Por muito
tempo pensei que a enxada pesava mais que a caneta, e enganava-me ao negar o
fato, fisicamente impossível, de que a caneta, por ser mais leve, pesa mais que
a enxada. Hoje não mais me engano. Mas sei que o peso que casamenteia a enxada
com a terra sustenta a relação extraconjugal entre o luxo e a caneta, embora o
coração daqueles que erguem a caneta não reconheça a cálida nobreza que brota
das mãos calejadas que seguram a enxada.
Entre os limites
que separam o Nordeste e Brasília há muito mais que linhas superficiais
traçadas e “pixelizadas” nos GPSs
e nos mapas: há canetas, enxadas, salas climatizadas no Planalto e o suor
escaldante que nasce dos trinta e oito graus Celsius do sertão e da chapada.
A caneta ceifa
florestas, capina sonhos e pavimenta a hierarquização. A enxada escreve
palavras, descreve veredictos e prescreve a sua própria condição. O suor pinta
o PIB, desenha estatísticas e colore a bandeira. A bandeira ornamenta o Senado,
a Câmara dos Deputados e a televisão brasileira. O retorno de Collor à política
mostra as cores dos mandachuvas. O Nordeste precisa de chuva.
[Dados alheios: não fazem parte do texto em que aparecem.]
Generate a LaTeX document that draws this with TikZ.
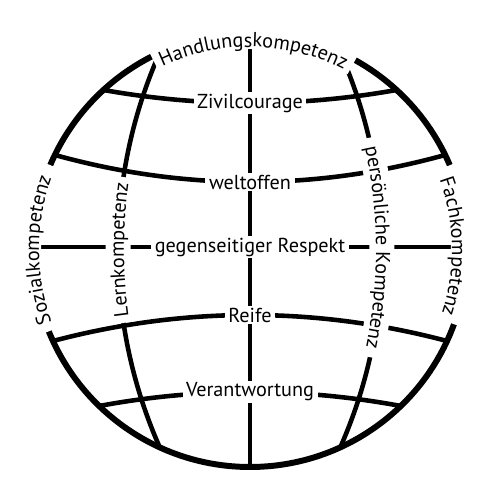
\documentclass[tikz,border=0pt]{standalone}
\usepackage{fontspec}
\setmainfont{PT Sans}
\usetikzlibrary{decorations.text}
\newcommand\labelfont{\fontsize{11.5}{13}\selectfont}
\tikzset{
  rim/.style={line width=3.4pt},
  grid line/.style={line width=2.6pt},
  gap/.style={white, line width=#1},
  gap/.default=0.5cm,
  band label/.style={fill=white, inner xsep=2pt, inner ysep=1pt, font=\labelfont},
}

\begin{document}
\begin{tikzpicture}

  \useasboundingbox (0,0) rectangle (10,10);

  % Globe outline, axis and equator
  \draw[rim] (5,5) circle (4.34);
  \draw[grid line] (5,0.66) -- (5,9.34);
  \draw[grid line] (0.66,5.06) -- (9.34,5.06);

  % Meridians (arcs of large circles)
  \draw[grid line] (12.11,5) ++(156:9.75) arc[start angle=156, end angle=204, radius=9.75];
  \draw[grid line] (-2.11,5) ++(24:9.75) arc[start angle=24, end angle=-24, radius=9.75];

  % Parallels, ends sitting on the outline
  \foreach \ya/\yc in {8.2/7.853, 6.9/6.18, 3.18/3.873, 1.88/2.253}{
    \pgfmathsetmacro{\dx}{sqrt(4.34^2-(\ya-5)^2)}
    \draw[grid line] (5-\dx,\ya) .. controls (5-\dx/3,\yc) and (5+\dx/3,\yc) .. (5+\dx,\ya);
  }

  % White gaps under the curved labels
  \draw[gap] (5,5) ++(117:4.27) arc[start angle=117, end angle=61, radius=4.27];
  \draw[gap] (5,5) ++(202:4.43) arc[start angle=202, end angle=157, radius=4.43];
  \draw[gap] (5,5) ++(23:4.27) arc[start angle=23, end angle=-20, radius=4.27];
  \draw[gap] (12.11,5) ++(188.6:9.75) arc[start angle=188.6, end angle=171.4, radius=9.75];
  \draw[gap] (-2.11,5) ++(13.3:9.75) arc[start angle=13.3, end angle=-12.7, radius=9.75];

  % Curved labels
  \path[decorate, decoration={text along path, text align=center,
      text={|\labelfont|Handlungskompetenz}}]
    (5,5) ++(130:4.06) arc[start angle=130, end angle=48, radius=4.06];
  \path[decorate, decoration={text along path, text align=center,
      text={|\labelfont|Sozialkompetenz}}]
    (5,5) ++(225:4.22) arc[start angle=225, end angle=135, radius=4.22];
  \path[decorate, decoration={text along path, text align=center,
      text={|\labelfont|Fachkompetenz}}]
    (5,5) ++(46:4.04) arc[start angle=46, end angle=-44, radius=4.04];
  \path[decorate, decoration={text along path, text align=center, raise=-0.12cm,
      text={|\labelfont|Lernkompetenz}}]
    (12.11,5) ++(200:9.75) arc[start angle=200, end angle=160, radius=9.75];
  \path[decorate, decoration={text along path, text align=center, raise=-0.12cm,
      text={|\labelfont|persönliche Kompetenz}}]
    (-2.11,5) ++(20.3:9.75) arc[start angle=20.3, end angle=-19.7, radius=9.75];

  % Straight labels on the parallels
  \node[band label] (zivil) at (5,7.94) {Zivilcourage};
  \node[band label] (welt) at (5,6.36) {weltoffen};
  \node[band label] (respekt) at (5,5.06) {gegenseitiger Respekt};
  \node[band label] (reife) at (5,3.7) {Reife};
  \node[band label] (verantw) at (5,2.16) {Verantwortung};

\end{tikzpicture}
\end{document}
Brasília lava
roupas-sujas na CPI do Cachoeira.
Há uma linha
tênue, não localizada pela rosa dos ventos, que separa a concretude do voto do
ilusionismo da urna eletrônica. Há traços indeléveis, invisíveis à cartografia,
que apartam emblemas políticos de políticas públicas.
O povo
clama. Os clamores reclamam. Os mais otimistas se atiram no precipício da ilusão.
Escândalos políticos vêm à tona. Com o tempo, a mídia abafa. Denúncias de
corrupção dão lugar aos holofotes do Criança Esperança. Crianças esperam os afagos sinceros dos candidatos à eleição. Mais
uma criação do Bolsa-Sei-Lá-O-Quê ganha repercussão na pauta da ONU. Manchetes salientam:
país rico é país sem pobreza. Suposta epidemia de osteoporose, desconhecida até
o momento pela comunidade ortopédica, invade a Explanada dos Ministérios e
derruba ministros. Políticos prometem.
Conferências
não dão em nada. Promessas também não. Quantas mentirinhas serão contadas na
Comissão da Verdade? Finalmente o lema progressista está desordenado. A minha
pobre lógica pergunta: onde foi parar a ordem e o progresso além de no centro da
bandeira hasteada no Congresso? O Yahoo!
e o Google não a responde. O parlamento
também não.
Mas com a
mão sobre o peito esquerdo – a mesma que segura a caneta, assina vidas e
assassina papéis –, tudo fica bem no final, já que as lágrimas rolam ao entoarem,
todos juntos e em tom patriótico, o Hino Nacional. E depois do salve, salve, blá-blá-blá, (...) pátria amada, Brasil!, eles enxugam as
lágrimas, batem palmas – comemorando, talvez, mais uma vitória hereditária – e
tudo volta ao seu normal. Quanto às leis da física e da gravidade que regem a
política, resta-nos, como esquiva patológica e conformista, darmos risada: como
pode a caneta pesar mais que a enxada?